Sotto un diverso profilo neppure, secondo la Corte, il fatto potrebbe giustificarsi in base al diritto di satira, «costituente una modalità corrosiva e spesso impietosa del diritto di critica, sicché, diversamente dalla cronaca, essa è sottratta all’obbligo di riferire esclusivamente fatti veri, in quanto esprime, mediante il paradosso e la metafora surreale, un giudizio ironico su di un fatto, pur soggetta al limite della continenza e della funzionalità delle espressioni o delle immagini rispetto allo scopo di denuncia sociale o politica perseguito». Conseguentemente, nella formulazione del giudizio critico, possono essere utilizzate espressioni di qualsiasi tipo, anche lesive della reputazione altrui, «purché siano strumentalmente collegate alla manifestazione di un dissenso ragionato dall’opinione o dal comportamento preso di mira, e non si risolvano in un’aggressione gratuita e distruttiva dell’onore e della reputazione del soggetto interessato». Ciò che invece nel caso di specie non è stato ritenuto ricorrere. «Nel caso concreto, infatti, i commenti in parola – tenuto conto del notevole lasso di tempo trascorso dall’episodio rappresentato, che mette fuori gioco l’esistenza di una critica spontanea ed immediata ad un comportamento ritenuto poco urbano e cortese del cantante – sono chiaramente diretti ad una mera ed ingiustificata denigrazione del medesimo».
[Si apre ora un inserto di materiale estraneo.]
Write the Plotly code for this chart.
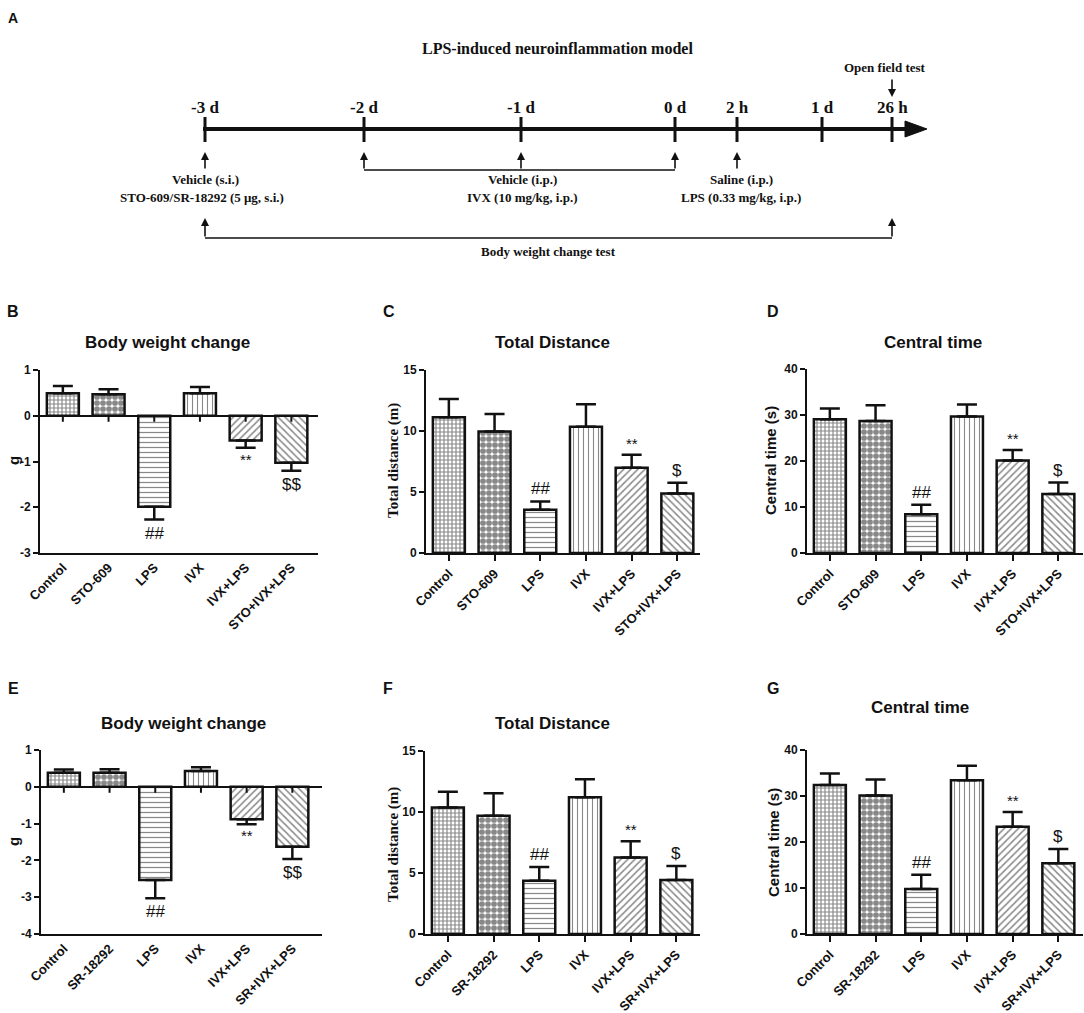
import plotly.graph_objects as go

W, H = 1084, 1013

# ---------------- data ----------------
groups_top = ["Control", "STO-609", "LPS", "IVX", "IVX+LPS", "STO+IVX+LPS"]
groups_bottom = ["Control", "SR-18292", "LPS", "IVX", "IVX+LPS", "SR+IVX+LPS"]

bw_B_mean = [0.49, 0.47, -1.99, 0.49, -0.54, -1.03]
bw_B_sem = [0.16, 0.11, 0.28, 0.14, 0.16, 0.17]
dist_C_mean = [11.13, 9.95, 3.55, 10.34, 6.98, 4.88]
dist_C_sem = [1.50, 1.45, 0.68, 1.85, 1.07, 0.87]
ct_D_mean = [29.1, 28.7, 8.4, 29.7, 20.1, 12.8]
ct_D_sem = [2.3, 3.4, 2.1, 2.6, 2.3, 2.5]
bw_E_mean = [0.38, 0.38, -2.53, 0.43, -0.88, -1.63]
bw_E_sem = [0.09, 0.10, 0.50, 0.10, 0.14, 0.33]
dist_F_mean = [10.36, 9.70, 4.37, 11.20, 6.28, 4.43]
dist_F_sem = [1.31, 1.83, 1.12, 1.48, 1.32, 1.14]
ct_G_mean = [32.4, 30.1, 9.8, 33.4, 23.3, 15.4]
ct_G_sem = [2.5, 3.5, 3.1, 3.2, 3.2, 3.1]

sig_marks = ["", "", "##", "", "**", "$"]
sig_marks_bw = ["", "", "##", "", "**", "$$"]

bw_B_ticks = [-3, -2, -1, 0, 1]
bw_E_ticks = [-4, -3, -2, -1, 0, 1]
dist_ticks = [0, 5, 10, 15]
ct_ticks = [0, 10, 20, 30, 40]

timeline_labels = ["-3 d", "-2 d", "-1 d", "0 d", "2 h", "1 d", "26 h"]

# ---------------- helpers ----------------
def fx(x):
    return x / W

def fy(y):
    return 1 - y / H

SANS = "Liberation Sans, Arial, sans-serif"
SERIF = "Liberation Serif, Times New Roman, serif"
INK = "#111111"

pattern_shapes = ["+", ".", "-", "|", "/", "\\"]
pattern_sizes = [4, 6, 5, 5, 5, 5]
pattern_solid = [0.5, 0.72, 0.25, 0.22, 0.3, 0.3]

panels = [
    dict(letter="B", title="Body weight change", ytitle="g", yfont=SANS,
         groups=groups_top, mean=bw_B_mean, sem=bw_B_sem, sig=sig_marks_bw,
         ticks=bw_B_ticks, x0=40, x1=318, yt=370, yb=553, zero=True,
         lx=13, ly=312, tx=167, ty=343, ytx=13, yty=461),
    dict(letter="C", title="Total Distance", ytitle="Total distance (m)", yfont=SERIF,
         groups=groups_top, mean=dist_C_mean, sem=dist_C_sem, sig=sig_marks,
         ticks=dist_ticks, x0=426, x1=700, yt=370, yb=553, zero=False,
         lx=389, ly=312, tx=552, ty=343, ytx=393, yty=461),
    dict(letter="D", title="Central time", ytitle="Central time (s)", yfont=SANS,
         groups=groups_top, mean=ct_D_mean, sem=ct_D_sem, sig=sig_marks,
         ticks=ct_ticks, x0=807, x1=1083, yt=369, yb=553, zero=False,
         lx=773, ly=312, tx=933, ty=343, ytx=770, yty=461),
    dict(letter="E", title="Body weight change", ytitle="g", yfont=SANS,
         groups=groups_bottom, mean=bw_E_mean, sem=bw_E_sem, sig=sig_marks_bw,
         ticks=bw_E_ticks, x0=41, x1=322, yt=750, yb=934, zero=True,
         lx=13, ly=688, tx=183, ty=723, ytx=13, yty=842),
    dict(letter="F", title="Total Distance", ytitle="Total distance (m)", yfont=SERIF,
         groups=groups_bottom, mean=dist_F_mean, sem=dist_F_sem, sig=sig_marks,
         ticks=dist_ticks, x0=425, x1=700, yt=751, yb=934, zero=False,
         lx=388, ly=688, tx=552, ty=723, ytx=393, yty=845),
    dict(letter="G", title="Central time", ytitle="Central time (s)", yfont=SANS,
         groups=groups_bottom, mean=ct_G_mean, sem=ct_G_sem, sig=sig_marks,
         ticks=ct_ticks, x0=807, x1=1083, yt=750, yb=934, zero=False,
         lx=773, ly=688, tx=920, ty=707, ytx=773, yty=842),
]

SPACING = 45.7

fig = go.Figure()
shapes = []
annotations = []
layout_axes = {}

def note(x, y, t, family, size, bold=True, **kw):
    d = dict(x=x, y=y, xref="paper", yref="paper", text=t, showarrow=False,
             xanchor="center", yanchor="middle",
             font=dict(family=family, size=size, color=INK,
                       weight="bold" if bold else "normal"))
    d.update(kw)
    annotations.append(d)

for k, p in enumerate(panels):
    n = k + 1
    xa = "x" if n == 1 else f"x{n}"
    ya = "y" if n == 1 else f"y{n}"
    xkey = "xaxis" if n == 1 else f"xaxis{n}"
    ykey = "yaxis" if n == 1 else f"yaxis{n}"
    idx = list(range(len(p["groups"])))
    up = [s if m >= 0 else 0 for m, s in zip(p["mean"], p["sem"])]
    down = [0 if m >= 0 else s for m, s in zip(p["mean"], p["sem"])]
    fig.add_trace(go.Bar(
        x=idx, y=p["mean"], xaxis=xa, yaxis=ya, width=0.7,
        marker=dict(color="white", line=dict(color=INK, width=2.5),
                    pattern=dict(shape=pattern_shapes, size=pattern_sizes,
                                 solidity=pattern_solid, fgcolor=INK,
                                 bgcolor="white", fillmode="overlay")),
        error_y=dict(type="data", symmetric=False, array=up, arrayminus=down,
                     color=INK, thickness=2.5, width=10),
        showlegend=False, hoverinfo="skip"))
    xr_end = -0.5 + (p["x1"] - p["x0"]) / SPACING
    tv = p["ticks"]
    layout_axes[xkey] = dict(
        domain=[fx(p["x0"]), fx(p["x1"])], anchor=ya, range=[-0.5, xr_end],
        tickmode="array", tickvals=idx, ticktext=p["groups"], tickangle=-45,
        tickfont=dict(family=SANS, size=13, color=INK, weight="bold"),
        showline=True, linecolor=INK, linewidth=2, automargin=False,
        ticks="" if p["zero"] else "outside", ticklen=6, tickwidth=2, tickcolor=INK,
        showgrid=False, zeroline=False, fixedrange=True)
    layout_axes[ykey] = dict(
        domain=[fy(p["yb"]), fy(p["yt"])], anchor=xa, range=[tv[0], tv[-1]],
        tickmode="array", tickvals=tv, ticktext=[str(v) for v in tv],
        tickfont=dict(family=SANS, size=12, color=INK, weight="bold"),
        showline=True, linecolor=INK, linewidth=2, ticks="outside", ticklen=5,
        tickwidth=2, tickcolor=INK, showgrid=False, automargin=False,
        zeroline=p["zero"], zerolinecolor=INK, zerolinewidth=2, fixedrange=True)
    if p["zero"]:
        for i in idx:
            shapes.append(dict(type="line", xref=xa, yref=ya, x0=i, x1=i,
                               ysizemode="pixel", yanchor=0, y0=0, y1=-6,
                               line=dict(color=INK, width=2)))
    for i, (m, s, t) in enumerate(zip(p["mean"], p["sem"], p["sig"])):
        if not t:
            continue
        fs = 15 if t == "**" else 17
        if m >= 0:
            annotations.append(dict(x=i, y=m + s, xref=xa, yref=ya, text=t,
                                    showarrow=False, xanchor="center",
                                    yanchor="bottom", yshift=1,
                                    font=dict(family=SANS, size=fs, color=INK)))
        else:
            annotations.append(dict(x=i, y=m - s, xref=xa, yref=ya, text=t,
                                    showarrow=False, xanchor="center", yanchor="top",
                                    yshift=-1 if t == "**" else -2,
                                    font=dict(family=SANS, size=fs, color=INK)))
    note(fx(p["lx"]), fy(p["ly"]), p["letter"], SANS, 16)
    note(fx(p["tx"]), fy(p["ty"]), p["title"], SANS, 17)
    note(fx(p["ytx"]), fy(p["yty"]), p["ytitle"], p["yfont"], 15, textangle=-90)

# ---------------- panel A : timeline schematic ----------------
note(fx(13), fy(18), "A", SANS, 14)
note(fx(557), fy(48), "LPS-induced neuroinflammation model", SERIF, 16)

tl_x = [205, 364, 521, 675, 737, 822, 892]
TL_Y = 129
shapes.append(dict(type="line", xref="paper", yref="paper", x0=fx(203), x1=fx(910),
                   y0=fy(TL_Y), y1=fy(TL_Y), line=dict(color=INK, width=4)))
shapes.append(dict(type="path", xref="paper", yref="paper",
                   path=f"M {fx(905)},{fy(121)} L {fx(927)},{fy(TL_Y)} L {fx(905)},{fy(137)} Z",
                   fillcolor=INK, line=dict(color=INK, width=1)))
for xv, lab in zip(tl_x, timeline_labels):
    shapes.append(dict(type="line", xref="paper", yref="paper", x0=fx(xv), x1=fx(xv),
                       y0=fy(117), y1=fy(142), line=dict(color=INK, width=3)))
    note(fx(xv), fy(108), lab, SERIF, 17)

def arrow(x, y_tip, length):
    annotations.append(dict(x=fx(x), y=fy(y_tip), xref="paper", yref="paper", text="",
                            showarrow=True, ax=0, ay=length, arrowhead=2, arrowsize=1,
                            arrowwidth=1.6, arrowcolor=INK, standoff=0))

def txt(x, y, t, size=13):
    note(fx(x), fy(y), t, SERIF, size)

txt(885, 68, "Open field test")
arrow(892, 97, -19)
arrow(205, 152, 18)
arrow(364, 152, 18)
arrow(521, 152, 18)
arrow(675, 152, 18)
arrow(737, 152, 18)
shapes.append(dict(type="line", xref="paper", yref="paper", x0=fx(364), x1=fx(675),
                   y0=fy(170), y1=fy(170), line=dict(color=INK, width=1.6)))
txt(205, 180, "Vehicle (s.i.)")
txt(202, 197, "STO-609/SR-18292 (5 μg, s.i.)")
txt(522, 180, "Vehicle (i.p.)")
txt(522, 197, "IVX (10 mg/kg, i.p.)")
txt(741, 180, "Saline (i.p.)")
txt(741, 197, "LPS (0.33 mg/kg, i.p.)")
arrow(205, 218, 20)
arrow(892, 218, 20)
shapes.append(dict(type="line", xref="paper", yref="paper", x0=fx(205), x1=fx(892),
                   y0=fy(238), y1=fy(238), line=dict(color=INK, width=1.6)))
txt(548, 252, "Body weight change test")

fig.update_layout(
    width=W, height=H, autosize=False,
    margin=dict(l=0, r=0, t=0, b=0, autoexpand=False),
    paper_bgcolor="white", plot_bgcolor="white",
    shapes=shapes, annotations=annotations, bargap=0.3,
    **layout_axes)

fig.write_html("out.html",
               config={"displayModeBar": False, "staticPlot": True},
               post_script="document.body.style.margin='0';"
                           "document.body.style.overflow='hidden';")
La Corte ha quindi ritenuto, nel caso di specie, la prevalenza del diritto all’oblio sul diritto di cronaca, ritenendo che la diffusione della notizia nel caso di specie non contribuiva ad un dibattito di interesse pubblico, effettivo ed attuale, cassando la sentenza impugnata e rinviando la causa alla medesima Corte d’appello di Roma, in diversa composizione, per le statuizioni in fatto conseguenti.